Your task is to transcribe all of the data below exactly, omitting the images.

═══ DATA SHOWN

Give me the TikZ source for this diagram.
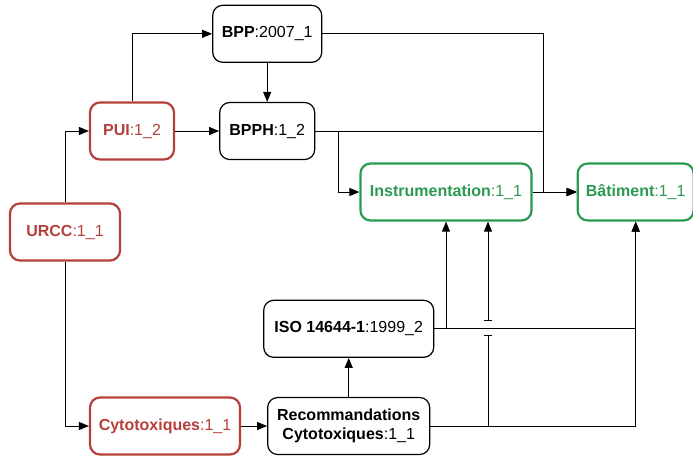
\documentclass[tikz,border=0pt]{standalone}
\usepackage{fontspec}
\setmainfont{Liberation Sans}
\usepackage{xcolor}
\usepackage{tikz}
\usetikzlibrary{arrows.meta, positioning, calc}
\definecolor{unitred}{HTML}{B5403B}
\definecolor{leafgreen}{HTML}{2A9A50}

\begin{document}
\begin{tikzpicture}[
  x=1pt, y=-1pt,
  node distance=44pt,
  box/.style={draw, line width=1.2pt, rounded corners=10pt, minimum height=57pt, align=center,
    font=\fontsize{16}{19}\selectfont, inner sep=2pt},
  unit/.style={box, draw=unitred, text=unitred, line width=2.2pt},
  leaf/.style={box, draw=leafgreen, text=leafgreen, line width=2.2pt},
  arr/.style={-{Triangle[length=10pt, width=8pt]}, line width=1pt},
  link/.style={line width=1pt},
]
\useasboundingbox (0,0) rectangle (693,456);

\node[unit, minimum width=110pt] (urcc) at (65,232) {\textbf{URCC}:1\_1};
\node[unit, minimum width=84pt] (pui) at (132,131) {\textbf{PUI}:1\_2};
\node[box, minimum width=95pt, right=44pt of pui] (bpph) {\textbf{BPPH}:1\_2};
\node[box, minimum width=109pt, above=39pt of bpph] (bpp) {\textbf{BPP}:2007\_1};

\node[leaf, minimum width=171pt] (inst) at (446,192) {\textbf{Instrumentation}:1\_1};
\node[leaf, minimum width=116pt, right=44pt of inst] (bat) {\textbf{Bâtiment}:1\_1};

\node[unit, minimum width=150pt] (cyto) at (165,426) {\textbf{Cytotoxiques}:1\_1};
\node[box, minimum width=162pt, right=26pt of cyto] (rec) {\textbf{Recommandations}\\\textbf{Cytotoxiques}:1\_1};
\node[box, minimum width=170pt, above=39pt of rec] (iso) {\textbf{ISO 14644-1}:1999\_2};

% junctions
\coordinate (merge) at ($(inst.east)!0.25!(bat.west)$);
\coordinate (jmp) at ($(iso.east -| inst.south) + (42,0)$);

\draw[arr] (urcc) |- (pui);
\draw[arr] (urcc) |- (cyto);
\draw[arr] (pui) |- (bpp);
\draw[arr] (pui) -- (bpph);
\draw[arr] (bpp) -- (bpph);

\draw[arr] (bpp) -| (merge) -- (bat);
\draw[arr] (bpph.east) -- ++(23,0) |- (inst);
\draw[arr] (bpph.east) -| (merge) -- (bat);
\draw[arr] (inst) -- (bat);

\draw[arr] (iso.east) -| (inst.south);
\draw[arr] (iso.east) -| (bat.south);

\draw[arr] (cyto) -- (rec);
\draw[arr] (rec) -- (iso);
\draw[arr] (rec.east) -| (bat.south);
\draw[link, -{Bar[width=8pt, line width=1pt]}] (rec.east) -| ($(jmp)+(0,6)$);
\draw[arr, {Bar[width=8pt, line width=1pt]}-{Triangle[length=10pt, width=8pt]}] ($(jmp)+(0,-8)$) -- ($(inst.south)+(42,0)$);

\end{tikzpicture}
\end{document}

══════

• _WRITTEN SOLUTION_:
Give me the TikZ source for this diagram.
\documentclass[tikz,border=0pt]{standalone}
\usepackage{fontspec}
\setmainfont{Liberation Sans}
\usepackage{xcolor}
\usepackage{tikz}
\usetikzlibrary{arrows.meta, positioning, calc}
\definecolor{unitred}{HTML}{B5403B}
\definecolor{leafgreen}{HTML}{2A9A50}

\begin{document}
\begin{tikzpicture}[
  x=1pt, y=-1pt,
  node distance=44pt,
  box/.style={draw, line width=1.2pt, rounded corners=10pt, minimum height=57pt, align=center,
    font=\fontsize{16}{19}\selectfont, inner sep=2pt},
  unit/.style={box, draw=unitred, text=unitred, line width=2.2pt},
  leaf/.style={box, draw=leafgreen, text=leafgreen, line width=2.2pt},
  arr/.style={-{Triangle[length=10pt, width=8pt]}, line width=1pt},
  link/.style={line width=1pt},
]
\useasboundingbox (0,0) rectangle (693,456);

\node[unit, minimum width=110pt] (urcc) at (65,232) {\textbf{URCC}:1\_1};
\node[unit, minimum width=84pt] (pui) at (132,131) {\textbf{PUI}:1\_2};
\node[box, minimum width=95pt, right=44pt of pui] (bpph) {\textbf{BPPH}:1\_2};
\node[box, minimum width=109pt, above=39pt of bpph] (bpp) {\textbf{BPP}:2007\_1};

\node[leaf, minimum width=171pt] (inst) at (446,192) {\textbf{Instrumentation}:1\_1};
\node[leaf, minimum width=116pt, right=44pt of inst] (bat) {\textbf{Bâtiment}:1\_1};

\node[unit, minimum width=150pt] (cyto) at (165,426) {\textbf{Cytotoxiques}:1\_1};
\node[box, minimum width=162pt, right=26pt of cyto] (rec) {\textbf{Recommandations}\\\textbf{Cytotoxiques}:1\_1};
\node[box, minimum width=170pt, above=39pt of rec] (iso) {\textbf{ISO 14644-1}:1999\_2};

% junctions
\coordinate (merge) at ($(inst.east)!0.25!(bat.west)$);
\coordinate (jmp) at ($(iso.east -| inst.south) + (42,0)$);

\draw[arr] (urcc) |- (pui);
\draw[arr] (urcc) |- (cyto);
\draw[arr] (pui) |- (bpp);
\draw[arr] (pui) -- (bpph);
\draw[arr] (bpp) -- (bpph);

\draw[arr] (bpp) -| (merge) -- (bat);
\draw[arr] (bpph.east) -- ++(23,0) |- (inst);
\draw[arr] (bpph.east) -| (merge) -- (bat);
\draw[arr] (inst) -- (bat);

\draw[arr] (iso.east) -| (inst.south);
\draw[arr] (iso.east) -| (bat.south);

\draw[arr] (cyto) -- (rec);
\draw[arr] (rec) -- (iso);
\draw[arr] (rec.east) -| (bat.south);
\draw[link, -{Bar[width=8pt, line width=1pt]}] (rec.east) -| ($(jmp)+(0,6)$);
\draw[arr, {Bar[width=8pt, line width=1pt]}-{Triangle[length=10pt, width=8pt]}] ($(jmp)+(0,-8)$) -- ($(inst.south)+(42,0)$);

\end{tikzpicture}
\end{document}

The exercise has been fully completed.